Short exercise -> Repeat the data that follows, word for word, without the images.
-- begin Data excerpt --
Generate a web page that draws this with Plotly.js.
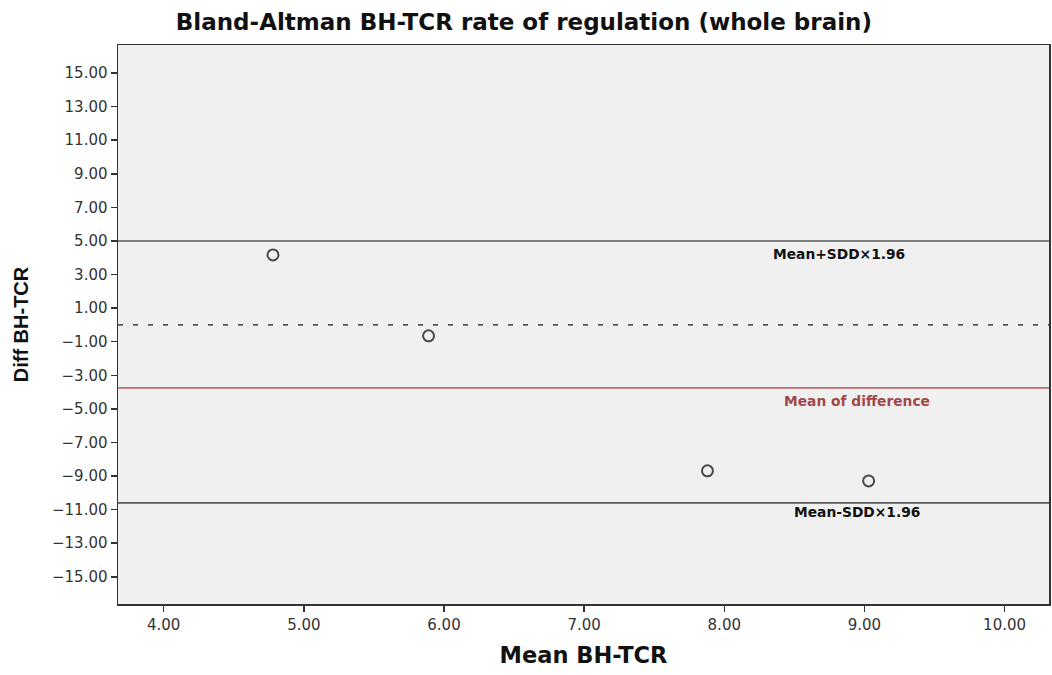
<!DOCTYPE html>
<html>
<head>
<meta charset="utf-8">
<script src="https://cdn.plot.ly/plotly-3.0.1.min.js"></script>
<style>
  html, body { margin: 0; padding: 0; background: #ffffff; }
  #chart { width: 1052px; height: 675px; }
</style>
</head>
<body>
<div id="chart"></div>
<script>
// Data
const meanBH = [4.78, 5.89, 7.88, 9.03];
const diffBH = [4.17, -0.65, -8.69, -9.29];
const meanOfDifference = -3.75;
const upperLimit = 5.0;
const lowerLimit = -10.6;
const zeroLine = 0;
const yTickVals = [15, 13, 11, 9, 7, 5, 3, 1, -1, -3, -5, -7, -9, -11, -13, -15];
const xTickVals = [4, 5, 6, 7, 8, 9, 10];
const labelUpper = "Mean+SDD×1.96";
const labelMean = "Mean of difference";
const labelLower = "Mean-SDD×1.96";

const trace = {
  x: meanBH,
  y: diffBH,
  type: 'scatter',
  mode: 'markers',
  marker: { symbol: 'circle-open', size: 11, color: '#4a4a4a', line: { width: 2, color: '#4a4a4a' } },
  hoverinfo: 'x+y',
  showlegend: false
};

const layout = {
  width: 1052,
  height: 675,
  paper_bgcolor: '#ffffff',
  plot_bgcolor: '#f0f0f0',
  margin: { l: 118, r: 3, t: 45, b: 71 },
  title: {
    text: 'Bland-Altman BH-TCR rate of regulation (whole brain)',
    font: { family: 'DejaVu Sans', size: 23, color: '#111111', weight: 'bold' },
    x: 0.498, xref: 'container', xanchor: 'center',
    y: 0.967, yref: 'container', yanchor: 'middle'
  },
  xaxis: {
    range: [3.674, 10.317],
    tickvals: xTickVals,
    tickformat: '.2f',
    ticks: 'outside', ticklen: 6, tickwidth: 1.5, tickcolor: '#333333',
    showline: true, mirror: true, linecolor: '#333333', linewidth: 1.5,
    showgrid: false, zeroline: false,
    tickfont: { family: 'DejaVu Sans', size: 15, color: '#333333' },
    title: { text: 'Mean BH-TCR', standoff: 14,
      font: { family: 'DejaVu Sans', size: 22.5, color: '#111111', weight: 'bold' } }
  },
  yaxis: {
    range: [-16.62, 16.67],
    tickvals: yTickVals,
    tickformat: '.2f',
    ticks: 'outside', ticklen: 6, tickwidth: 1.5, tickcolor: '#333333',
    showline: true, mirror: true, linecolor: '#333333', linewidth: 1.5,
    showgrid: false, zeroline: false,
    tickfont: { family: 'DejaVu Sans', size: 15, color: '#333333' },
    title: { text: 'Diff BH-TCR', standoff: 18,
      font: { family: 'Liberation Sans', size: 20, color: '#111111', weight: 'bold' } }
  },
  shapes: [
    { type: 'line', xref: 'paper', x0: 0, x1: 1, yref: 'y', y0: upperLimit, y1: upperLimit,
      line: { color: '#5a5a5a', width: 1.6 } },
    { type: 'line', xref: 'paper', x0: 0, x1: 1, yref: 'y', y0: zeroLine, y1: zeroLine,
      line: { color: '#555555', width: 1.8, dash: '5px,10px' } },
    { type: 'line', xref: 'paper', x0: 0, x1: 1, yref: 'y', y0: meanOfDifference, y1: meanOfDifference,
      line: { color: '#c46a6a', width: 1.6 } },
    { type: 'line', xref: 'paper', x0: 0, x1: 1, yref: 'y', y0: lowerLimit, y1: lowerLimit,
      line: { color: '#5a5a5a', width: 1.6 } }
  ],
  annotations: [
    { x: 8.82, y: upperLimit, xref: 'x', yref: 'y', text: labelUpper, showarrow: false,
      xanchor: 'center', yanchor: 'middle', yshift: -13,
      font: { family: 'DejaVu Sans', size: 13.8, color: '#111111', weight: 'bold' } },
    { x: 8.95, y: meanOfDifference, xref: 'x', yref: 'y', text: labelMean, showarrow: false,
      xanchor: 'center', yanchor: 'middle', yshift: -13,
      font: { family: 'DejaVu Sans', size: 13.8, color: '#a04848', weight: 'bold' } },
    { x: 8.95, y: lowerLimit, xref: 'x', yref: 'y', text: labelLower, showarrow: false,
      xanchor: 'center', yanchor: 'middle', yshift: -9,
      font: { family: 'DejaVu Sans', size: 13.8, color: '#111111', weight: 'bold' } }
  ]
};

Plotly.newPlot('chart', [trace], layout, { displayModeBar: false, staticPlot: true });
</script>
</body>
</html>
-- end Data excerpt --
Solved exercise ->
Generate a web page that draws this with Plotly.js.
<!DOCTYPE html>
<html>
<head>
<meta charset="utf-8">
<script src="https://cdn.plot.ly/plotly-3.0.1.min.js"></script>
<style>
  html, body { margin: 0; padding: 0; background: #ffffff; }
  #chart { width: 1052px; height: 675px; }
</style>
</head>
<body>
<div id="chart"></div>
<script>
// Data
const meanBH = [4.78, 5.89, 7.88, 9.03];
const diffBH = [4.17, -0.65, -8.69, -9.29];
const meanOfDifference = -3.75;
const upperLimit = 5.0;
const lowerLimit = -10.6;
const zeroLine = 0;
const yTickVals = [15, 13, 11, 9, 7, 5, 3, 1, -1, -3, -5, -7, -9, -11, -13, -15];
const xTickVals = [4, 5, 6, 7, 8, 9, 10];
const labelUpper = "Mean+SDD×1.96";
const labelMean = "Mean of difference";
const labelLower = "Mean-SDD×1.96";

const trace = {
  x: meanBH,
  y: diffBH,
  type: 'scatter',
  mode: 'markers',
  marker: { symbol: 'circle-open', size: 11, color: '#4a4a4a', line: { width: 2, color: '#4a4a4a' } },
  hoverinfo: 'x+y',
  showlegend: false
};

const layout = {
  width: 1052,
  height: 675,
  paper_bgcolor: '#ffffff',
  plot_bgcolor: '#f0f0f0',
  margin: { l: 118, r: 3, t: 45, b: 71 },
  title: {
    text: 'Bland-Altman BH-TCR rate of regulation (whole brain)',
    font: { family: 'DejaVu Sans', size: 23, color: '#111111', weight: 'bold' },
    x: 0.498, xref: 'container', xanchor: 'center',
    y: 0.967, yref: 'container', yanchor: 'middle'
  },
  xaxis: {
    range: [3.674, 10.317],
    tickvals: xTickVals,
    tickformat: '.2f',
    ticks: 'outside', ticklen: 6, tickwidth: 1.5, tickcolor: '#333333',
    showline: true, mirror: true, linecolor: '#333333', linewidth: 1.5,
    showgrid: false, zeroline: false,
    tickfont: { family: 'DejaVu Sans', size: 15, color: '#333333' },
    title: { text: 'Mean BH-TCR', standoff: 14,
      font: { family: 'DejaVu Sans', size: 22.5, color: '#111111', weight: 'bold' } }
  },
  yaxis: {
    range: [-16.62, 16.67],
    tickvals: yTickVals,
    tickformat: '.2f',
    ticks: 'outside', ticklen: 6, tickwidth: 1.5, tickcolor: '#333333',
    showline: true, mirror: true, linecolor: '#333333', linewidth: 1.5,
    showgrid: false, zeroline: false,
    tickfont: { family: 'DejaVu Sans', size: 15, color: '#333333' },
    title: { text: 'Diff BH-TCR', standoff: 18,
      font: { family: 'Liberation Sans', size: 20, color: '#111111', weight: 'bold' } }
  },
  shapes: [
    { type: 'line', xref: 'paper', x0: 0, x1: 1, yref: 'y', y0: upperLimit, y1: upperLimit,
      line: { color: '#5a5a5a', width: 1.6 } },
    { type: 'line', xref: 'paper', x0: 0, x1: 1, yref: 'y', y0: zeroLine, y1: zeroLine,
      line: { color: '#555555', width: 1.8, dash: '5px,10px' } },
    { type: 'line', xref: 'paper', x0: 0, x1: 1, yref: 'y', y0: meanOfDifference, y1: meanOfDifference,
      line: { color: '#c46a6a', width: 1.6 } },
    { type: 'line', xref: 'paper', x0: 0, x1: 1, yref: 'y', y0: lowerLimit, y1: lowerLimit,
      line: { color: '#5a5a5a', width: 1.6 } }
  ],
  annotations: [
    { x: 8.82, y: upperLimit, xref: 'x', yref: 'y', text: labelUpper, showarrow: false,
      xanchor: 'center', yanchor: 'middle', yshift: -13,
      font: { family: 'DejaVu Sans', size: 13.8, color: '#111111', weight: 'bold' } },
    { x: 8.95, y: meanOfDifference, xref: 'x', yref: 'y', text: labelMean, showarrow: false,
      xanchor: 'center', yanchor: 'middle', yshift: -13,
      font: { family: 'DejaVu Sans', size: 13.8, color: '#a04848', weight: 'bold' } },
    { x: 8.95, y: lowerLimit, xref: 'x', yref: 'y', text: labelLower, showarrow: false,
      xanchor: 'center', yanchor: 'middle', yshift: -9,
      font: { family: 'DejaVu Sans', size: 13.8, color: '#111111', weight: 'bold' } }
  ]
};

Plotly.newPlot('chart', [trace], layout, { displayModeBar: false, staticPlot: true });
</script>
</body>
</html>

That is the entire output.